Après la Deutsche Bank, c’est un autre fleuron de la Germany Inc. qui est contraint de passer ses comptes à la paille de fer en raison des difficultés qu’il rencontre avec son IT. Cette fois, la victime s’appelle Deutsche Post, le service postal allemand. Ce dernier a vu ses profits pour le troisième trimestre plonger de 90 % en raison d’une perte exceptionnelle due à l’annulation d’un projet informatique au sein de sa filiale logistique, DHL. Un loupé qui a coûté la bagatelle de 345 millions d’euros, selon Deutsche Post. Le service postal avait passé un avertissement sur résultat le 28 octobre, prévenant de son changement de stratégie concernant la mise à jour du système informatique de sa filiale, un projet appelé New Forwarding Environment (NFE).
« La probabilité que DHL Global Forwarding (le nom de l’entité chargée du fret maritime et aérien et censée exploiter le nouveau système, NDLR) puisse être en mesure de tirer des bénéfices de l’utilisation du système New Forwarding Environment (NFE) dans son état actuel est faible, écrit le groupe allemand dans son rapport adressé à ses actionnaires. La majeure partie des actifs capitalisés à l’occasion de ce projet NFE a donc été dépréciée. »
Sur les 345 millions de perte exceptionnelle passée par Deutsche Post, 308 millions correspondent à l’arrêt du projet lui-même, autrement dit aux investissements dépensés en pure perte. S’y ajoutent 37 millions de provisions que DHL va utiliser pour retirer le nouveau système, là où il avait déjà été déployé, et se dégager de ses obligations contractuelles. Si Deutsche Post n’a pas dévoilé le nom de ses fournisseurs sur ce projet, ce sont SAP (avec son offre Transportation Management) et IBM qui en avaient la charge, selon la presse allemande et de multiples documents disponibles sur le Net.
Ainsi, selon une présentation faite par SAP en 2013, le projet NFE visait à améliorer la transparence sur le processus financier (de la quotation à l’encaissement) et sur la livraison du produit, à doper la productivité (via la standardisation de la solution, l’intégration du pricing ou encore l’automatisation de la facturation), sans oublier la promesse de processus temps réel dont sont friands les acteurs de la logistique.
En réalité, la décision d’arrêter NFE remonte au printemps dernier : Frank Appel, le patron de Deutsche Post (en photo ci-dessus), avait alors choisi d’arrêter les frais sur ce dispendieux programme de transformation. Un programme, estimé au total à 750 millions d’euros, qui a coûté leur poste de plusieurs dirigeants, dont celui de Roger Crook, le directeur général l’entité Global Forwarding de DHL (fret aérien et maritime) parti pour « raisons personnelles » en avril dernier.

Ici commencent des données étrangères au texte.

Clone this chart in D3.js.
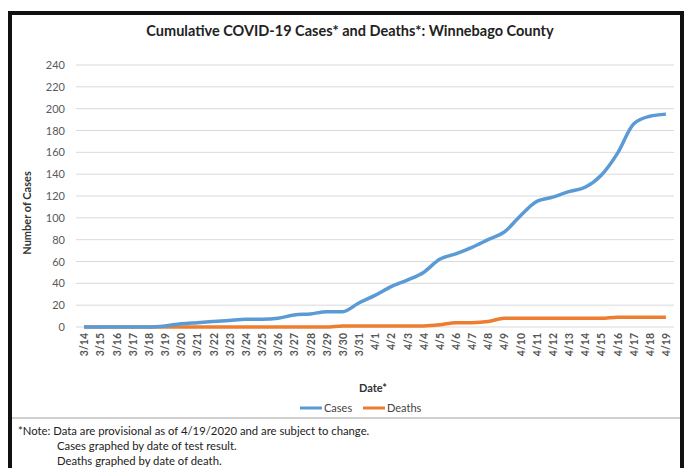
<!DOCTYPE html>
<html>
<head>
<meta charset="utf-8">
<script src="https://cdn.jsdelivr.net/npm/d3@7"></script>
<style>
  body { margin: 0; background: #fff; }
  svg { display: block; font-family: Lato, "Open Sans", sans-serif; }
</style>
</head>
<body>
<svg width="690" height="468"></svg>
<script>
const dates = ['3/14','3/15','3/16','3/17','3/18','3/19','3/20','3/21','3/22','3/23','3/24','3/25',
  '3/26','3/27','3/28','3/29','3/30','3/31','4/1','4/2','4/3','4/4','4/5','4/6','4/7','4/8','4/9',
  '4/10','4/11','4/12','4/13','4/14','4/15','4/16','4/17','4/18','4/19'];
const cases = [0,0,0,0,0,1,3,4,5,6,7,7,8,11,12,14,14,22,29,37,43,50,62,67,73,80,87,
  102,115,119,124,128,139,159,186,193,195];
const deaths = [0,0,0,0,0,0,0,0,0,0,0,0,0,0,0,0,1,1,1,1,1,1,2,4,4,5,8,
  8,8,8,8,8,8,9,9,9,9];
const yTicks = [0,20,40,60,80,100,120,140,160,180,200,220,240];

const svg = d3.select('svg');

// frame
svg.append('rect')
    .attr('x', 10).attr('y', 13)
    .attr('width', 672).attr('height', 470)
    .attr('fill', '#fff')
    .attr('stroke', '#111')
    .attr('stroke-width', 4);

svg.append('text')
    .attr('x', 350).attr('y', 36)
    .attr('text-anchor', 'middle')
    .attr('font-size', 14.5)
    .attr('font-weight', 'bold')
    .attr('fill', '#222')
    .text('Cumulative COVID-19 Cases* and Deaths*: Winnebago County');

const x = d3.scalePoint()
    .domain(dates)
    .range([76, 674])
    .padding(0.5);

const y = d3.scaleLinear()
    .domain([0, 240])
    .range([327, 65]);

// gridlines
svg.append('g')
    .selectAll('line')
    .data(yTicks)
    .join('line')
    .attr('x1', 76).attr('x2', 674)
    .attr('y1', d => y(d)).attr('y2', d => y(d))
    .attr('stroke', '#d9d9d9')
    .attr('stroke-width', 1);

const yAxis = svg.append('g')
    .attr('transform', 'translate(76,0)')
    .call(d3.axisLeft(y).tickValues(yTicks).tickSize(0).tickPadding(11));
yAxis.select('.domain').remove();
yAxis.selectAll('text')
    .attr('font-size', 11)
    .attr('font-family', 'Lato, sans-serif')
    .attr('fill', '#595959');

const xAxis = svg.append('g')
    .attr('transform', 'translate(0,327)')
    .call(d3.axisBottom(x).tickSize(0).tickPadding(0));
xAxis.select('.domain').remove();
xAxis.selectAll('text')
    .attr('font-size', 10.5)
    .attr('font-weight', 'bold')
    .attr('font-family', 'Lato, sans-serif')
    .attr('fill', '#555')
    .attr('text-anchor', 'end')
    .attr('dy', '0.35em')
    .attr('transform', 'translate(0,6) rotate(-90)');

// axis titles
svg.append('text')
    .attr('transform', 'translate(31,213) rotate(-90)')
    .attr('text-anchor', 'middle')
    .attr('font-size', 11)
    .attr('font-weight', 'bold')
    .attr('fill', '#333')
    .text('Number of Cases');

svg.append('text')
    .attr('x', 373).attr('y', 392)
    .attr('text-anchor', 'middle')
    .attr('font-size', 11)
    .attr('font-weight', 'bold')
    .attr('fill', '#333')
    .text('Date*');

// lines
const line = d3.line()
    .x((d, i) => x(dates[i]))
    .y(d => y(d))
    .curve(d3.curveMonotoneX);

svg.append('path')
    .datum(deaths)
    .attr('d', line)
    .attr('fill', 'none')
    .attr('stroke', '#ED7D31')
    .attr('stroke-width', 3.5)
    .attr('stroke-linejoin', 'round');

svg.append('path')
    .datum(cases)
    .attr('d', line)
    .attr('fill', 'none')
    .attr('stroke', '#5B9BD5')
    .attr('stroke-width', 3.5)
    .attr('stroke-linejoin', 'round');

// legend
const legend = [
  { name: 'Cases', color: '#5B9BD5', x: 300 },
  { name: 'Deaths', color: '#ED7D31', x: 363 }
];
const lg = svg.append('g').selectAll('g').data(legend).join('g')
    .attr('transform', d => `translate(${d.x},408)`);
lg.append('line')
    .attr('x1', 0).attr('x2', 22)
    .attr('stroke', d => d.color)
    .attr('stroke-width', 3);
lg.append('text')
    .attr('x', 24).attr('dy', '0.35em')
    .attr('font-size', 11)
    .attr('fill', '#444')
    .text(d => d.name);

// separator
svg.append('line')
    .attr('x1', 12).attr('x2', 680)
    .attr('y1', 418).attr('y2', 418)
    .attr('stroke', '#d0d0d0')
    .attr('stroke-width', 2);

const notes = [
  { t: '*Note: Data are provisional as of 4/19/2020 and are subject to change.', x: 18 },
  { t: 'Cases graphed by date of test result.', x: 57 },
  { t: 'Deaths graphed by date of death.', x: 57 }
];
svg.append('g').selectAll('text').data(notes).join('text')
    .attr('x', d => d.x)
    .attr('y', (d, i) => 435 + i * 15)
    .attr('font-size', 11.3)
    .attr('fill', '#222')
    .text(d => d.t);
</script>
</body>
</html>
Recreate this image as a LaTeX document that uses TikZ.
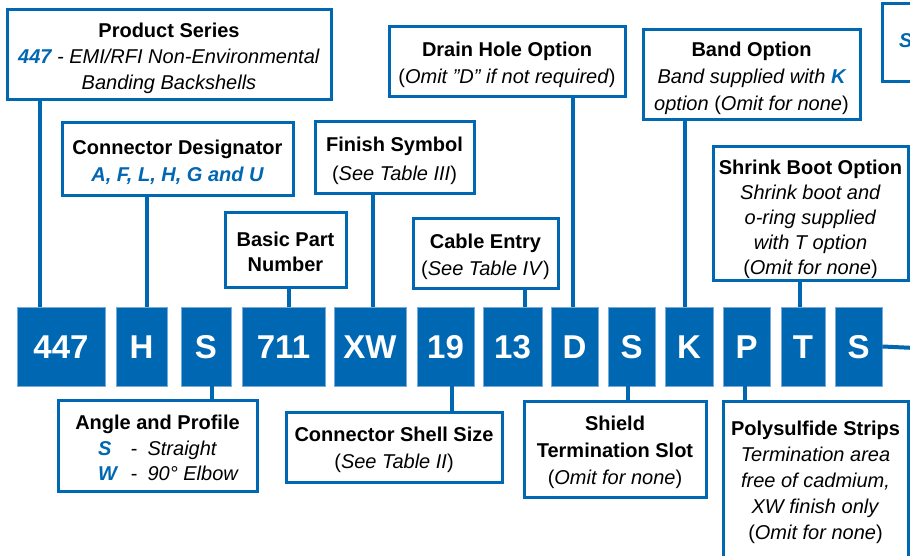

DHL ne renonce toutefois pas à rénover son système d’information de gestion du fret. « Nous prenons des nouvelles mesures pour nous assurer que cette modernisation soit bien centrée sur les besoins des métiers », affirme Frank Appel. Façon de dire que la tentative précédente ne l’était pas vraiment… Le groupe d’outre Rhin entend toujours moderniser son legacy pour harmoniser les pratiques au sein du groupe, améliorer la visibilité sur les expéditions et mieux gérer les documents relatifs à cette activité.
Si les objectifs paraissent donc inchangés, la méthode pour y parvenir emprunte cette fois un chemin tout différent. Une des diapositives présentées par Deutsche Post DHL (ci-dessous) présente les nouvelles orientations de cette transformation, orientations qui résonnent comme une critique en creux des choix effectués pour NFE. Le groupe postal indique désormais s’orienter vers des applications ‘best-of-breed’, dont la pertinence a déjà été prouvée dans l’industrie du fret, affiche sa volonté de limiter les customisations et de s’engager dans un projet capable de tirer parti de l’existant. Les oreilles d’IBM et de SAP doivent siffler…
En août dernier, le directeur financier du groupe, Larry Rosen, expliquait, sur la base d’un audit interne, que le géant de la logistique devrait pouvoir ré-exploiter certains composants développés pour NFE. A cette époque, Larry Rosen précisait que le développement du programme de modernisation se traduisait, sur le plan comptable, par une écriture de 300 millions d’euros au bilan de l’entreprise. Depuis, Deutsche Post semble donc avoir opté pour un choix plus radical : celui de tirer un trait sur l’intégralité des développements de NFE.